EXERCISE DIRECTIONS
Begin with the first line of the material and copy each line word for word through the line that contains "import * as"; the pictures are left out.

MATERIAL
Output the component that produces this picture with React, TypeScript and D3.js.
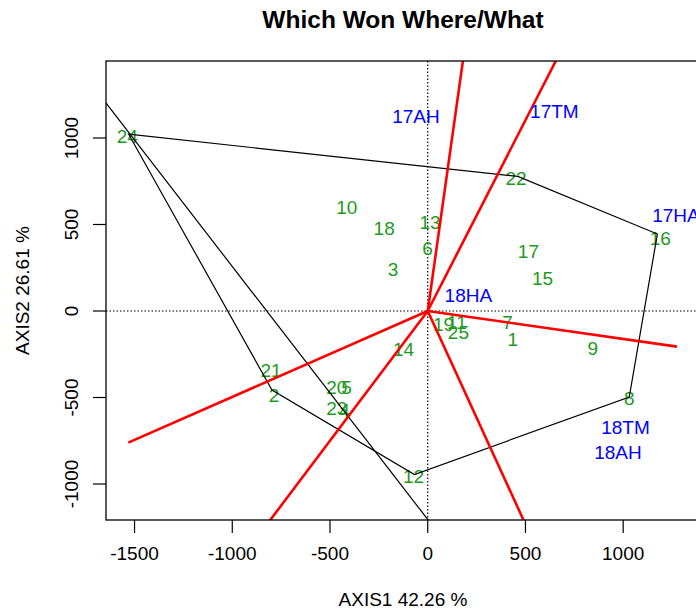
import React from "react";
import * as d3 from "d3";

// genotype labels (green) and their biplot scores
const genoNames = ["1", "2", "3", "4", "5", "6", "7", "8", "9", "10", "11", "12", "13",
  "14", "15", "16", "17", "18", "19", "20", "21", "22", "23", "24", "25"];
const genoX = [435, -786, -178, -426, -416, -1, 408, 1031, 845, -414, 149, -73, 12,
  -124, 587, 1190, 515, -223, 81, -465, -802, 452, -465, -1537, 157];
const genoY = [-164, -486, 241, -576, -441, 366, -62, -503, -216, 603, -65, -954, 513,
  -221, 192, 423, 343, 478, -75, -438, -341, 770, -562, 1012, -123];

// environment labels (blue)
const envNames = ["17AH", "17TM", "17HA", "18HA", "18TM", "18AH"];
const envX = [-60, 648, 1270, 208, 1012, 973];
const envY = [1129, 1154, 555, 92, -669, -813];

// polygon of the winning genotypes (24, 22, 16, 8, 12, 2)
const hullX = [-1530, 461, 1175, 1031, -68, -797];
const hullY = [1022, 778, 445, -497, -945, -457];

// extra edge running through genotype 24
const edgeX = [-1728, 35];
const edgeY = [1322, -1256];

// sector rays from the origin
const rayX = [216, 786, 1275, 588, -967, -1532];
const rayY = [1734, 1734, -206, -1450, -1450, -761];

const xTicks = [-1500, -1000, -500, 0, 500, 1000];
const yTicks = [-1000, -500, 0, 500, 1000];

const W = 696;
const H = 613;
const left = 106, right = 700, top = 61, bottom = 520;
const font = "'Liberation Sans', Arial, Helvetica, sans-serif";

export default function App() {
  const x = d3.scaleLinear().domain([-1646, 1393]).range([left, right]);
  const y = d3.scaleLinear().domain([-1208, 1445]).range([bottom, top]);

  const hull = d3.line<number>()
    .x((i) => x(hullX[i]))
    .y((i) => y(hullY[i]))
    .curve(d3.curveLinearClosed);

  return (
    <svg width={W} height={H} style={{ position: "absolute", left: 0, top: 0, background: "#fff" }}
      fontFamily={font}>
      <defs>
        <clipPath id="plotclip">
          <rect x={left} y={top} width={right - left} height={bottom - top} />
        </clipPath>
      </defs>
      <rect x={0} y={0} width={W} height={H} fill="#fff" />

      <text x={(left + right) / 2} y={28} textAnchor="middle" fontSize={24.5} fontWeight="bold">
        Which Won Where/What
      </text>

      <g clipPath="url(#plotclip)">
        <line x1={x(0)} x2={x(0)} y1={top} y2={bottom} stroke="#000" strokeWidth={1.2} strokeDasharray="1.5,2" />
        <line x1={left} x2={right} y1={y(0)} y2={y(0)} stroke="#000" strokeWidth={1.2} strokeDasharray="1.5,2" />

        {genoNames.map((n, i) => (
          <text key={"g" + i} x={x(genoX[i])} y={y(genoY[i])} dy="0.36em" textAnchor="middle"
            fontSize={19} fill="#1e9a1e">{n}</text>
        ))}

        <path d={hull(d3.range(hullX.length)) ?? ""} fill="none" stroke="#000" strokeWidth={1.2} />
        <line x1={x(edgeX[0])} y1={y(edgeY[0])} x2={x(edgeX[1])} y2={y(edgeY[1])}
          stroke="#000" strokeWidth={1.2} />

        {rayX.map((rx, i) => (
          <line key={"r" + i} x1={x(0)} y1={y(0)} x2={x(rx)} y2={y(rayY[i])}
            stroke="#ff0000" strokeWidth={2.6} />
        ))}
      </g>

      {envNames.map((n, i) => (
        <text key={"e" + i} x={x(envX[i])} y={y(envY[i])} dy="0.36em" textAnchor="middle"
          fontSize={19} fill="#0000ff">{n}</text>
      ))}

      <rect x={left} y={top} width={right - left} height={bottom - top} fill="none" stroke="#000" strokeWidth={1.3} />

      {xTicks.map((t) => (
        <g key={"xt" + t}>
          <line x1={x(t)} x2={x(t)} y1={bottom} y2={bottom + 13} stroke="#000" strokeWidth={1.2} />
          <text x={x(t)} y={553} dy="0.36em" textAnchor="middle" fontSize={19}>{t}</text>
        </g>
      ))}
      {yTicks.map((t) => (
        <g key={"yt" + t}>
          <line x1={left} x2={left - 13} y1={y(t)} y2={y(t)} stroke="#000" strokeWidth={1.2} />
          <text x={71} y={y(t)} dy="0.36em" textAnchor="middle" fontSize={19}
            transform={`rotate(-90, 71, ${y(t)})`}>{t}</text>
        </g>
      ))}

      <text x={(left + right) / 2} y={599} dy="0.36em" textAnchor="middle" fontSize={19}>AXIS1 42.26 %</text>
      <text x={22} y={(top + bottom) / 2} dy="0.36em" textAnchor="middle" fontSize={19}
        transform={`rotate(-90, 22, ${(top + bottom) / 2})`}>AXIS2 26.61 %</text>
    </svg>
  );
}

EXERCISE RESPONSE
Output the component that produces this picture with React, TypeScript and D3.js.
import React from "react";
import * as d3 from "d3";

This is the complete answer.